▸ What is expected
The entries below contain a line with "The picture is" and a line with "266.9, 268.6, 270.0]". Retype exactly everything from the first down to the second, both included, and nothing else.

▸ Information given

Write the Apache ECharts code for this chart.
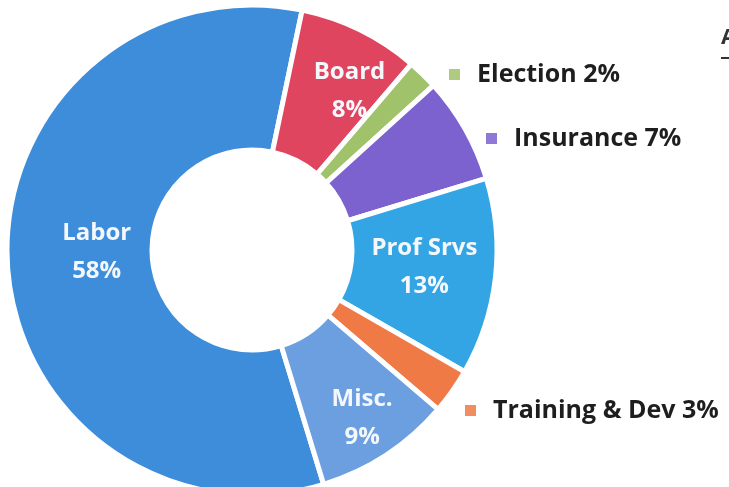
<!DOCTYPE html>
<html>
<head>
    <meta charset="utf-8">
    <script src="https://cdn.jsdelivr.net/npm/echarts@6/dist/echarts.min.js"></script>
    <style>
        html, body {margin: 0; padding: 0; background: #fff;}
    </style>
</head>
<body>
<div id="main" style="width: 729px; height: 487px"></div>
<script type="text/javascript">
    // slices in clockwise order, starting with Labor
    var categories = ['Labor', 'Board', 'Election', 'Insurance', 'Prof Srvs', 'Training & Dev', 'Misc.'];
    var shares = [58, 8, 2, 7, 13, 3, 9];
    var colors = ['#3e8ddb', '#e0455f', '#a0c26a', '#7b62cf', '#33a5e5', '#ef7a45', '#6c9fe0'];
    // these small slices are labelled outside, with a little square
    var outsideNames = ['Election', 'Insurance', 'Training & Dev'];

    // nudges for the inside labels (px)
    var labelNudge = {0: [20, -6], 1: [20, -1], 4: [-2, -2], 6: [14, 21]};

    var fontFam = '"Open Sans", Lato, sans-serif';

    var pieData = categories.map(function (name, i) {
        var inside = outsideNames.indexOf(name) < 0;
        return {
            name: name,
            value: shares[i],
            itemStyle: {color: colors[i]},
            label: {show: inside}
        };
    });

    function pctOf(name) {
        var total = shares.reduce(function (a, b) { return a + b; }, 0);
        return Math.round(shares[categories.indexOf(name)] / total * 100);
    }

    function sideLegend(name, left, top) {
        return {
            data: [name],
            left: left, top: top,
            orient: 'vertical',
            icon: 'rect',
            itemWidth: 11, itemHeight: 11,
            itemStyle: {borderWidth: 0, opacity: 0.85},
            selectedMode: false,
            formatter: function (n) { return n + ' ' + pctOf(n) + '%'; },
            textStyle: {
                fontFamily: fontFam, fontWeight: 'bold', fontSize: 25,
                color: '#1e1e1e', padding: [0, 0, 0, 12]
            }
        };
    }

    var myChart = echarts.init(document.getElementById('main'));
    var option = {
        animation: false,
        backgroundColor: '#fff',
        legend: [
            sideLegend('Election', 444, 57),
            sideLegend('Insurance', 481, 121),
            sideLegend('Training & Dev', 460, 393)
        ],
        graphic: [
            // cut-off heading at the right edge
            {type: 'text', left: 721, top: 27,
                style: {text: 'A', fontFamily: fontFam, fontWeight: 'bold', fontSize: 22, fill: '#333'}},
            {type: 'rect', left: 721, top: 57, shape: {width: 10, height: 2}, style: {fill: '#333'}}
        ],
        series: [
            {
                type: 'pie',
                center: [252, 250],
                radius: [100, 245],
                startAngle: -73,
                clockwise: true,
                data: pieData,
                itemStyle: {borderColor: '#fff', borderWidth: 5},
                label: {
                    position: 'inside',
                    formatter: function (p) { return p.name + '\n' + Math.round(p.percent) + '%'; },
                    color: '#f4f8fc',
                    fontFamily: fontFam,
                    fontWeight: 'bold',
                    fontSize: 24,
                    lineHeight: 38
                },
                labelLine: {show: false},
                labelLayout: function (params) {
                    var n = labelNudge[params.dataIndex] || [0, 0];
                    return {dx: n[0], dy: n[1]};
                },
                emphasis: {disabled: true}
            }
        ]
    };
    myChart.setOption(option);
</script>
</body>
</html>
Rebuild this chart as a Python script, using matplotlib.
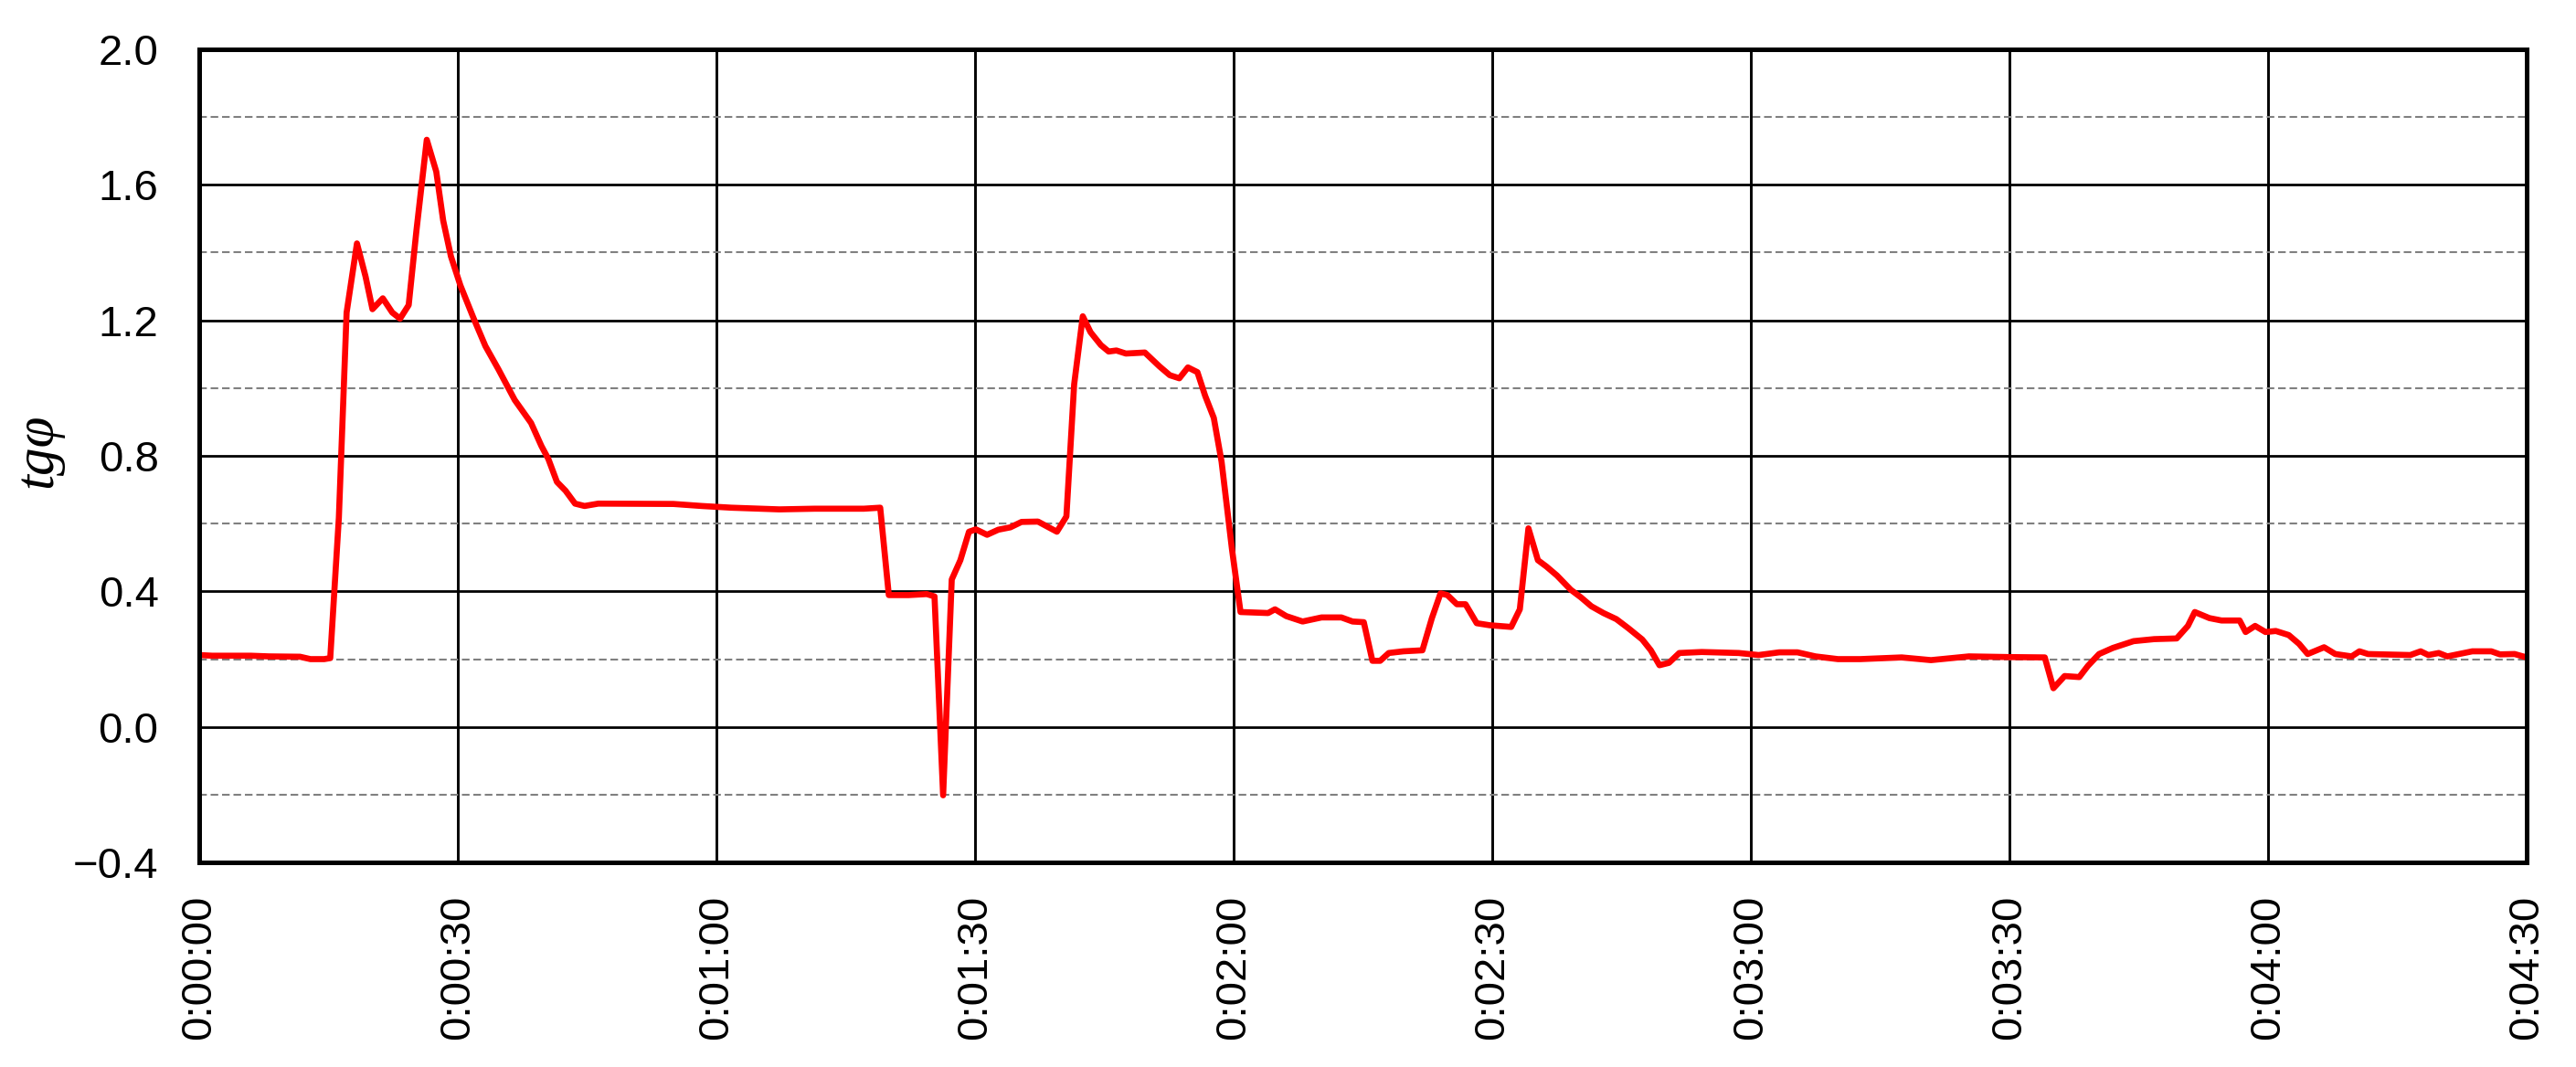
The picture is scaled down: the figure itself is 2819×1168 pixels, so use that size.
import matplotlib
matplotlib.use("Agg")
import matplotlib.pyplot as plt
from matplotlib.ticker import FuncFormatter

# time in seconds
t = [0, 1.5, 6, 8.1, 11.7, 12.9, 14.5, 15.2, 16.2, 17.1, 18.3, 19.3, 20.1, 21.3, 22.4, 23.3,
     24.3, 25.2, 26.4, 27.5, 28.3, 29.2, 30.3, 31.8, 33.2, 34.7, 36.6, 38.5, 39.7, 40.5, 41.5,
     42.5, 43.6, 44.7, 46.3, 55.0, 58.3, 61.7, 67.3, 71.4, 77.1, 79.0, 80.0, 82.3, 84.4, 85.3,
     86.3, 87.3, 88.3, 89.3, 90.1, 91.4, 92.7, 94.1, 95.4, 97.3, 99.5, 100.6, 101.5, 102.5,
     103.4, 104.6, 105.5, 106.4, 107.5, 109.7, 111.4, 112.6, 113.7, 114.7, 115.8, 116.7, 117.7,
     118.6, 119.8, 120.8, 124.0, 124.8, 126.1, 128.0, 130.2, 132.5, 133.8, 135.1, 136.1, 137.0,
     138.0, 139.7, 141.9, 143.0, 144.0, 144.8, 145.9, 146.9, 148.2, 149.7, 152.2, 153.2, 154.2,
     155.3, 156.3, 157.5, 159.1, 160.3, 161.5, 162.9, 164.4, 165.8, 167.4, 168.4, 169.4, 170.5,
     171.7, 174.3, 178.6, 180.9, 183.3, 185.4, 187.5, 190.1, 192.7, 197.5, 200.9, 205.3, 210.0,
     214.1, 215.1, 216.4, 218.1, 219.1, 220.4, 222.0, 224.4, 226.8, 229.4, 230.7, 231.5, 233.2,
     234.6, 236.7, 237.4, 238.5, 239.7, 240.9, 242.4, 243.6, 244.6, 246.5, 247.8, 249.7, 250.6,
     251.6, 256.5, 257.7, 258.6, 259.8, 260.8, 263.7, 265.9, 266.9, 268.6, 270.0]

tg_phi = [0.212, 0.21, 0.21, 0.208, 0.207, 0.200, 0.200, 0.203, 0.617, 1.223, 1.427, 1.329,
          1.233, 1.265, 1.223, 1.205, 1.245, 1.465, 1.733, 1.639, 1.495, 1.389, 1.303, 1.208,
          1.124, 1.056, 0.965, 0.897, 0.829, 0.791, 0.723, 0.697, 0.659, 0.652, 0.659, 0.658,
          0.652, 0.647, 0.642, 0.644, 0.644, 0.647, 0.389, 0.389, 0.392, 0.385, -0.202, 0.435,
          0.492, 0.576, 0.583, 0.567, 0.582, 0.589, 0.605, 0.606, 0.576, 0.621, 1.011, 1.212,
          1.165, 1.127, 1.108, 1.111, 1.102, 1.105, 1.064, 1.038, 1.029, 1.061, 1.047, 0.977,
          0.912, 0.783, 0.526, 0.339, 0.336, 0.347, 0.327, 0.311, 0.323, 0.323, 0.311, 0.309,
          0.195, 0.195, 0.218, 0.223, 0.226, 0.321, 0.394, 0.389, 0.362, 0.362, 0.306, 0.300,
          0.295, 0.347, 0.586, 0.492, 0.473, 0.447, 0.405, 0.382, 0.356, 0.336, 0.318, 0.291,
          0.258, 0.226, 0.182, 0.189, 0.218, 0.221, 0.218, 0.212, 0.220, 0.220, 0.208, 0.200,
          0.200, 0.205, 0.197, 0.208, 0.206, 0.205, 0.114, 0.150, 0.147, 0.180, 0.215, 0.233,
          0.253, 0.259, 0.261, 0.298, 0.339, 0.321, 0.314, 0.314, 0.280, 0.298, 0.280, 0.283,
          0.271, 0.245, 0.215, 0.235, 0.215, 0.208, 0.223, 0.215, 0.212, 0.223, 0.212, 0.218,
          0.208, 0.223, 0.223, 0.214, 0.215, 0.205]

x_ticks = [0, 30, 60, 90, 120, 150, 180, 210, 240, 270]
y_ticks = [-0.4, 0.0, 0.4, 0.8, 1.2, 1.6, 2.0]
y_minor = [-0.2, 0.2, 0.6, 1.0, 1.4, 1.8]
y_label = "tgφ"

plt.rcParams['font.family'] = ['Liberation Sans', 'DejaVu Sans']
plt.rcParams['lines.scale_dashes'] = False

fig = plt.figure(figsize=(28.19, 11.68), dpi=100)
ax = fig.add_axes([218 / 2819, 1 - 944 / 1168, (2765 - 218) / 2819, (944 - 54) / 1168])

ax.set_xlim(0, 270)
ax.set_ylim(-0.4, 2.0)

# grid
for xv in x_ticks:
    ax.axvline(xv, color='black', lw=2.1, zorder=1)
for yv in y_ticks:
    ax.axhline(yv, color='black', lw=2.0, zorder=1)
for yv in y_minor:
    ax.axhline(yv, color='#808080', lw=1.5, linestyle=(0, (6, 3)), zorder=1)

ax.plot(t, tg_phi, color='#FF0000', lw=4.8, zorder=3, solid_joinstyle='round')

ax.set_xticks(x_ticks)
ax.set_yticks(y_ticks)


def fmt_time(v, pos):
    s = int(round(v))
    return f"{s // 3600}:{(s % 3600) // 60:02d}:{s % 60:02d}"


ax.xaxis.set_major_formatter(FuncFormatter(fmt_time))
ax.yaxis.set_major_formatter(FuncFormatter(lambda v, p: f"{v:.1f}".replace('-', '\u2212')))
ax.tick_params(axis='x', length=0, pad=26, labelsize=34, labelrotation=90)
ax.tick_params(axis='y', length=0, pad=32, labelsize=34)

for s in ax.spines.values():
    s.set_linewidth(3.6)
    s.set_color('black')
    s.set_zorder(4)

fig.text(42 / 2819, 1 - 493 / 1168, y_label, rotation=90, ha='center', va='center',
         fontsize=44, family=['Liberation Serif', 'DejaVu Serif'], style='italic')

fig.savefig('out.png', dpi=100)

▸ Exercise result
The picture is scaled down: the figure itself is 2819×1168 pixels, so use that size.
import matplotlib
matplotlib.use("Agg")
import matplotlib.pyplot as plt
from matplotlib.ticker import FuncFormatter

# time in seconds
t = [0, 1.5, 6, 8.1, 11.7, 12.9, 14.5, 15.2, 16.2, 17.1, 18.3, 19.3, 20.1, 21.3, 22.4, 23.3,
     24.3, 25.2, 26.4, 27.5, 28.3, 29.2, 30.3, 31.8, 33.2, 34.7, 36.6, 38.5, 39.7, 40.5, 41.5,
     42.5, 43.6, 44.7, 46.3, 55.0, 58.3, 61.7, 67.3, 71.4, 77.1, 79.0, 80.0, 82.3, 84.4, 85.3,
     86.3, 87.3, 88.3, 89.3, 90.1, 91.4, 92.7, 94.1, 95.4, 97.3, 99.5, 100.6, 101.5, 102.5,
     103.4, 104.6, 105.5, 106.4, 107.5, 109.7, 111.4, 112.6, 113.7, 114.7, 115.8, 116.7, 117.7,
     118.6, 119.8, 120.8, 124.0, 124.8, 126.1, 128.0, 130.2, 132.5, 133.8, 135.1, 136.1, 137.0,
     138.0, 139.7, 141.9, 143.0, 144.0, 144.8, 145.9, 146.9, 148.2, 149.7, 152.2, 153.2, 154.2,
     155.3, 156.3, 157.5, 159.1, 160.3, 161.5, 162.9, 164.4, 165.8, 167.4, 168.4, 169.4, 170.5,
     171.7, 174.3, 178.6, 180.9, 183.3, 185.4, 187.5, 190.1, 192.7, 197.5, 200.9, 205.3, 210.0,
     214.1, 215.1, 216.4, 218.1, 219.1, 220.4, 222.0, 224.4, 226.8, 229.4, 230.7, 231.5, 233.2,
     234.6, 236.7, 237.4, 238.5, 239.7, 240.9, 242.4, 243.6, 244.6, 246.5, 247.8, 249.7, 250.6,
     251.6, 256.5, 257.7, 258.6, 259.8, 260.8, 263.7, 265.9, 266.9, 268.6, 270.0]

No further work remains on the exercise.